┌────────

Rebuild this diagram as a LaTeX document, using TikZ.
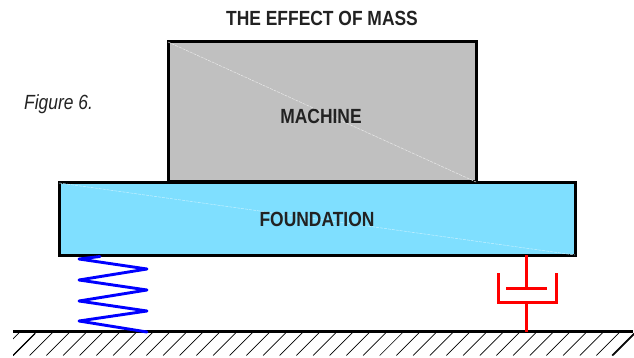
\documentclass[tikz,border=0pt]{standalone}
\usepackage{fontspec}
\setmainfont{Liberation Sans}
\definecolor{txt}{HTML}{222222}
\definecolor{machinefill}{HTML}{C0C0C0}
\definecolor{foundfill}{HTML}{7FDFFF}
\tikzset{
  boxshape/.style={draw=black,line width=3pt,rectangle,inner sep=0pt,outer sep=0pt},
  caption/.style={text=txt,inner sep=0pt,font=\fontsize{20.5}{20.5}\selectfont\bfseries},
  sheen/.style={line width=0.5pt,dash pattern=on 3pt off 1pt},
  coil/.style={draw=blue,line width=2.9pt,line cap=round,line join=round},
  dash pot/.style={draw=red,line width=3pt},
  hatchline/.style={draw=black,line width=0.7pt},
  groundline/.style={draw=black,line width=2.4pt}
}
\begin{document}
\begin{tikzpicture}[x=1pt,y=-1pt]
\useasboundingbox (0,0) rectangle (634,358);
% hatching
\begin{scope}
\clip (13,332) rectangle (634,356);
\foreach \k in {-1,0,...,36} {
  \draw[hatchline] ({13+16.67*\k},355.5) -- ++(23,-23);
}
\draw[hatchline,line width=1.1pt] (13,355.5) -- ++(22,-22);
\draw[hatchline,line width=1.1pt] (612,355.5) -- ++(22,-22);
\end{scope}
\coordinate (gl) at (13,331.5);
\coordinate (gr) at (633,331.5);
\draw[groundline] (gl) -- (gr);
% boxes
\node[boxshape,fill=machinefill,minimum width=308pt,minimum height=140pt] (machine) at (322,112) {};
\node[boxshape,fill=foundfill,minimum width=516pt,minimum height=72pt] (foundation) at (317,219) {};
\draw[sheen,draw=white!65!machinefill] (machine.north west) -- (machine.south east);
\draw[sheen,draw=white!55!foundfill] (foundation.north west) -- (foundation.south east);
% labels
\node[caption] (ttl) at (322,18.5) {\scalebox{0.85}[1]{THE EFFECT OF MASS}};
\node[caption] (mlab) at (321,116.5) {\scalebox{0.85}[1]{MACHINE}};
\node[caption] (flab) at (317,219.5) {\scalebox{0.85}[1]{FOUNDATION}};
\node[text=txt,inner sep=0pt,font=\fontsize{20.5}{20.5}\selectfont\itshape] (figl) at (58.5,104) {\scalebox{0.85}[1]{Figure 6.}};
% spring
\coordinate (st) at (100,256.5);
\coordinate (sb) at (147,332);
\draw[coil] (st) -- (79,259) -- (147,269) -- (79,280) -- (147,290) -- (79,301) -- (147,311) -- (79,321) -- (sb);
% damper
\coordinate (dt) at (526.7,255);
\coordinate (dp) at (526.7,288);
\coordinate (dc) at (526.7,302);
\coordinate (db) at (526.7,332);
\draw[dash pot] (dt) -- (dp);
\draw[dash pot] (506,288.5) -- (547,288.5);
\draw[dash pot,line join=miter] (498,273) -- (498,302) -- (556,302) -- (556,273);
\draw[dash pot] (dc) -- (db);
\end{tikzpicture}
\end{document}
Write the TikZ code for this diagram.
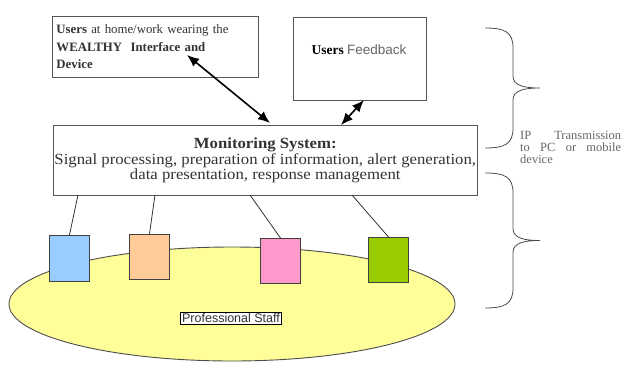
\documentclass[tikz,border=0pt]{standalone}
\usepackage{fontspec}
\setmainfont{Liberation Serif}
\setsansfont{Liberation Sans}
\newfontfamily\widefont[FakeStretch=1.08]{Liberation Serif}
\usepackage{xcolor}
\usepackage{tikz}
\usetikzlibrary{arrows.meta,shapes.geometric}

\definecolor{boxline}{HTML}{555555}
\definecolor{txtgray}{HTML}{333333}
\definecolor{blueish}{HTML}{99CCFF}
\definecolor{orangeish}{HTML}{FFCC99}
\definecolor{pinkish}{HTML}{FF99CC}
\definecolor{greenish}{HTML}{99CC00}
\definecolor{staffyellow}{HTML}{FFFF99}

\tikzset{
  infobox/.style={draw=boxline, line width=0.9pt, fill=white, inner sep=4pt, text=txtgray},
  staffbox/.style={draw=black!75, line width=0.9pt, minimum width=40pt, minimum height=46pt, inner sep=0pt},
  link/.style={draw=black!80, line width=0.8pt},
  twoway/.style={black, line width=1.6pt, {Latex[length=12pt,width=10pt]}-{Latex[length=12pt,width=10pt]}},
  bracepath/.style={draw=black!70, line width=0.8pt}
}

\begin{document}
\begin{tikzpicture}[x=1pt, y=-1pt]
    \useasboundingbox (0,0) rectangle (621,367);

    % Define nodes
    \node[draw=black!70, line width=0.9pt, fill=staffyellow, ellipse, minimum width=446pt, minimum height=114pt] (staff) at (232,304) {};
    \node[draw=black, line width=0.8pt, fill=white, inner sep=1.5pt, font=\sffamily\fontsize{12.5}{13}\selectfont, text=txtgray] (stafflabel) at (231,318) {Professional Staff};

    \node[infobox, anchor=north west, minimum width=206pt, minimum height=61pt, text width=198pt, align=left,
          font=\fontsize{12.8}{17.5}\selectfont] (users) at (52,16)
      {\textbf{Users} at home/work wearing the\\ \textbf{WEALTHY\ \ Interface and}\\ \textbf{Device}};
    \node[infobox, anchor=north west, minimum width=133pt, minimum height=83pt] (feedback) at (293,17) {};
    \node[font=\fontsize{13.5}{15}\selectfont] (fbtext) at (359,50) {\textbf{Users} {\sffamily\color{black!60}Feedback}};
    \node[infobox, anchor=north west, minimum width=422pt, minimum height=70pt, align=center, inner sep=1pt,
          font=\widefont\fontsize{15.5}{15.5}\selectfont] (mon) at (53,125)
      {\textbf{Monitoring System:}\\ Signal processing, preparation of information, alert generation,\\ data presentation, response management};

    \node[staffbox, fill=blueish, anchor=north west] (blue) at (49,235) {};
    \node[staffbox, fill=orangeish, anchor=north west, minimum height=45pt] (orange) at (129,234) {};
    \node[staffbox, fill=pinkish, anchor=north west, minimum height=45pt] (pink) at (260,238) {};
    \node[staffbox, fill=greenish, anchor=north west, minimum height=45pt] (green) at (368,237) {};

    \node[anchor=north west, text width=101pt, align=left, inner sep=0pt, text=black!60,
          font=\fontsize{12.5}{12}\selectfont] (iptext) at (520,131)
      {IP\hfill Transmission\\ to\hfill PC\hfill or\hfill mobile\\ device};

    % Link points on the monitoring box
    \coordinate (m1) at (78,195);
    \coordinate (m2) at (155,195);
    \coordinate (m3) at (250,195);
    \coordinate (m4) at (352,195);
    \coordinate (u1) at (187,55);
    \coordinate (m5) at (270,123);
    \coordinate (f1) at (364,100);
    \coordinate (m6) at (341,125);

    % Draw edges
    \draw[link] (m1) -- (blue.north);
    \draw[link] (m2) -- (orange.north);
    \draw[link] (m3) -- (pink.north);
    \draw[link] (m4) -- (green.north);
    \draw[twoway] (u1) -- (m5);
    \draw[twoway] (f1) -- (m6);

    % Braces
    \foreach \t/\b in {28/148, 173/308}{
      \draw[bracepath] (485,\t) .. controls (505,\t) and (513,\t+4) .. (513,\t+20)
        -- (513,{(\t+\b)/2-12}) .. controls (513,{(\t+\b)/2-2}) and (525,{(\t+\b)/2}) .. (540,{(\t+\b)/2})
        .. controls (525,{(\t+\b)/2}) and (513,{(\t+\b)/2+2}) .. (513,{(\t+\b)/2+12})
        -- (513,\b-20) .. controls (513,\b-4) and (505,\b) .. (485,\b);
    }
\end{tikzpicture}
\end{document}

└────────

→ **STATED GOAL**
Tally every line of the listing that holds the string "diagram", then give the number by itself.

→ **RESPONSE TO THIS TASK**
2